ROMA – Nel generale coro di cordoglio per la morte di Nelson Mandela, ci sono anche voci di dissenso, come quella di Carlo Panella su Libero. Panella ha subito, come molti ex militanti dell’estrema sinistra border line, una evoluzione molto spinta.
Il suo articolo, che vuole contrastare la “melassa” sparsa in tutto il mondo in questi giorni, è in parte ingiusto ma costituisce anche un utile complemento del quadro storico. Che Mandela abbia guidato e giustificato la lotta armata contro l’apartheid non è in contraddizione con il ruolo di Mandela di pacificatore fra le razze nel Sud Africa della democrazia.
Ancora durante il periodo di lotta Mandela sostenne che il Sud Africa è sempre stato terra multi razziale e che anche nel suo futuro ci sarebbe stato posto per tutti.
La lotta armata non dovrebbe scandalizzare uno che ha militato in Lotta Continua, alcuni dei cui esponenti giustificarono anche atti di terrorismo negli anni di piombo in Italia. Importante è quel che viene dopo. Così fu in Italia, pur fra sussulti e tormenti, così è stato in Sud Africa.
La grandezza di Mandela leader politico si vede nel confronto con altri Paesi dell’Africa nera nel periodo posto coloniale: espulsione dei bianchi, degli indiani, aggressioni anche mortali a coloni bianchi che continuano ancora oggi, discriminazioni razziali di segno quasi opposto all’appartheid.
Ha scritto Carlo Panella su Libero:
Celebrare Nelson Mandela come campione gandhiano della non-violenza, come fa oggi il coro agiografico dei media, è l’ultimo involontario oltraggio alla sua straordinaria biografia. Madiba invece, visse una militanza ben più complessa, a partire da un dato di fatto inequivocabile: assieme ad altri leader neri sudafricani fu artefice, addirittura il simbolo, della svolta armata e terroristica dell’Anc e quindi della chiusura della ispirazione gandhiana e non-violentadi una Anc che nacque nel 1912 grazie ai semi della militanza del movimento antiapartheid sudafricano iniziato a fine ‘800 dal Mahathma Gandhi e dal suo National Indian Congress.
Queste erano ancora le caratteristiche della Anc quando nel 1960 il suo leader, Albert Lutuli, ricevette il premio Nobel per la Pace.
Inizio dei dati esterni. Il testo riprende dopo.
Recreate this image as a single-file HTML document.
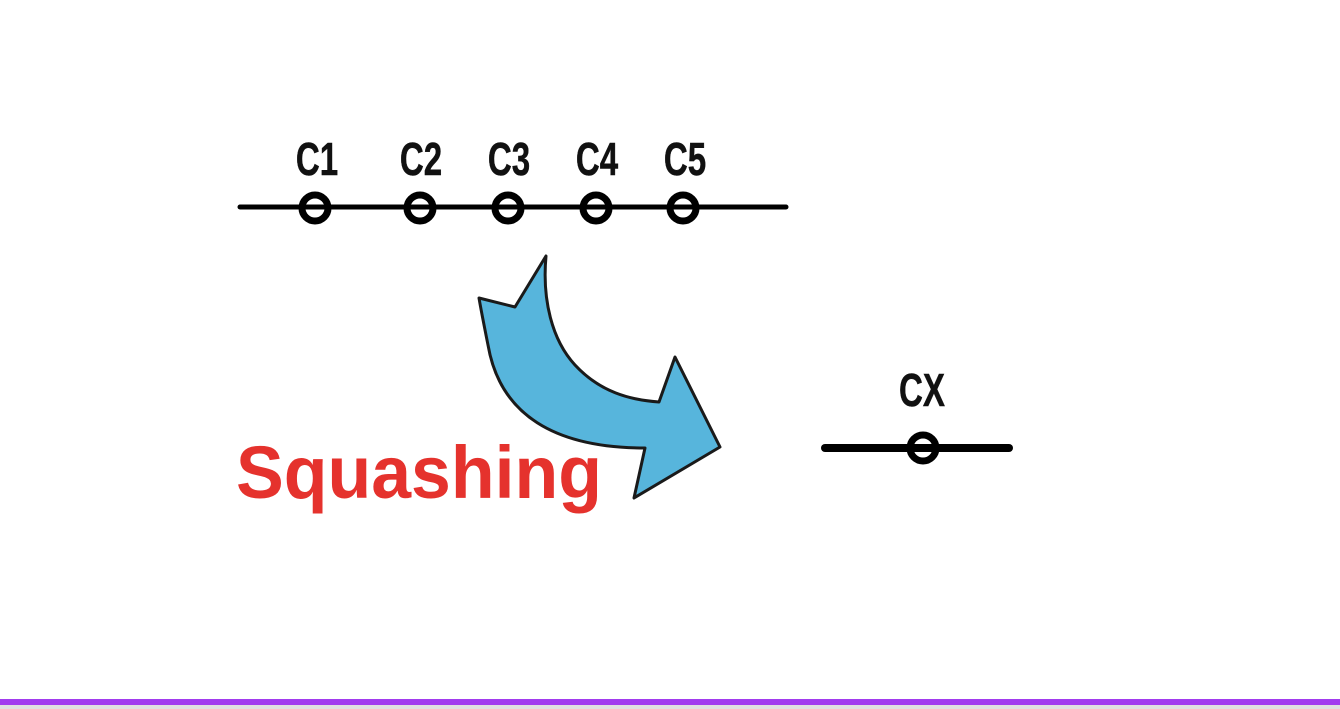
<!DOCTYPE html>
<html><head><style>
html,body{margin:0;padding:0;background:#fff;width:1340px;height:709px;overflow:hidden}
</style></head><body>
<svg width="1340" height="709" viewBox="0 0 1340 709" xmlns="http://www.w3.org/2000/svg">
<rect width="1340" height="709" fill="#fff"/>
<rect x="0" y="699" width="1340" height="6" fill="#a23cee"/>
<rect x="0" y="705" width="1340" height="4" fill="#e0e0e0"/>
<g font-family="Liberation Sans, sans-serif" font-size="46" font-weight="bold" fill="#111" text-anchor="middle" stroke="#111" stroke-width="0.5">
<text transform="translate(317,175) scale(0.72,1)">C1</text>
<text transform="translate(421,175) scale(0.72,1)">C2</text>
<text transform="translate(509,175) scale(0.72,1)">C3</text>
<text transform="translate(597,175) scale(0.72,1)">C4</text>
<text transform="translate(685,175) scale(0.72,1)">C5</text>
<text transform="translate(922,406) scale(0.72,1)">CX</text>
</g>
<line x1="240" y1="207" x2="786" y2="207" stroke="#000" stroke-width="5" stroke-linecap="round"/>
<g fill="none" stroke="#000" stroke-width="7">
<circle cx="315" cy="208" r="13"/>
<circle cx="420" cy="208" r="13"/>
<circle cx="508" cy="208" r="13"/>
<circle cx="596" cy="208" r="13"/>
<circle cx="683" cy="208" r="13"/>
</g>
<line x1="825" y1="448" x2="1009" y2="448" stroke="#000" stroke-width="8" stroke-linecap="round"/>
<circle cx="923" cy="448" r="13" fill="none" stroke="#000" stroke-width="7"/>
<path d="M546,256 C542,300 552,340 575,365 C600,392 630,400 659,402 L675,357 L720,447 L634,498 L645,448 C555,448 500,415 488,345 C484,325 481,310 479,298 L515,307 Z" fill="#57b5dc" stroke="#1a1a1a" stroke-width="3" stroke-linejoin="round"/>
<text x="236" y="498" font-family="Liberation Sans, sans-serif" font-weight="bold" font-size="74" fill="#e5322d" textLength="366" lengthAdjust="spacingAndGlyphs">Squashing</text>
</svg>
</body></html>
Ma nel 1961 Nelson Mandela, Oliver Tambo e Walter Mkway, che provenivano dall’organizzazione giovanile, decisero che la feroce repressione dei governi del Partito Nazionale afrikaneer doveva essere combattuta non con le armi della non violenza e delle manifestazioni pacifiche –massacrate a suon di pallottole dai bianchi- ma con la lotta armata e fondarono Umkhonto weSizwe, la Lancia della Nazione, ala militare dell’Anc.
Il tutto, con un sensibile spostamento dell’asse politico della Anc verso l’ideo – logia marxista-comunista –di cui la massima esponente fu Ruth First, di origini ebraico-lituane- in raccordo con il Frelimo di Samora Machel (Mandela, in tarda età sposò la sua vedova Josiña, un grande, romantico amore), il movimento anticoloniale mozambicano in orbita sovietica. Imprigionato nel 1963, Madiba fu costretto alla sua prigionia-calvario a Robben Island, durante la quale –come riportano anche i film agiografici- rifiutò sempre di lanciare appelli per la fine degli attentati terroristici che colpirono spesso anche i civili bianchi (quello di Church street del 20 maggio 1983 fece 19 morti e 271 feriti, molti i civili). Peraltro, la scelta dell’opzione terroristica inquinò lo stesso movimento anti apartheid: sanguinosi gli scontri interetnici tra Bantu e Xhosa, mentre Winnie Mandela, seconda moglie di Madiba, è stata processata e poi assolta per una serie di violenze nei confronti di militanti dell’Anc che comunque si sono verificate e che hanno portato a dure condanne di suoi coimputati (…)
Uscito dal carcere e eletto presidente (grazie a sanzioni economiche che ebbero in Ronald Reagan il più strenuo artefice), Madiba riuscì così a obbligare una riottante e inferocita Anc, ad abbandonare le forti tendenze a praticare una sorta di razzismo al contrario e a percorrere invece il cammino della convivenza pacifica con i bianchi. Di questo devono prendere atto anche quegli incauti militanti della Lega che denunciano il Mandela filo terrorista (e lo fu), ma non capiscono la grandezza di un leader che guidò non solo il suo popolo,matutti i popoli del Sudafrica a perdonarsi l’un l’altro per atroci violenze.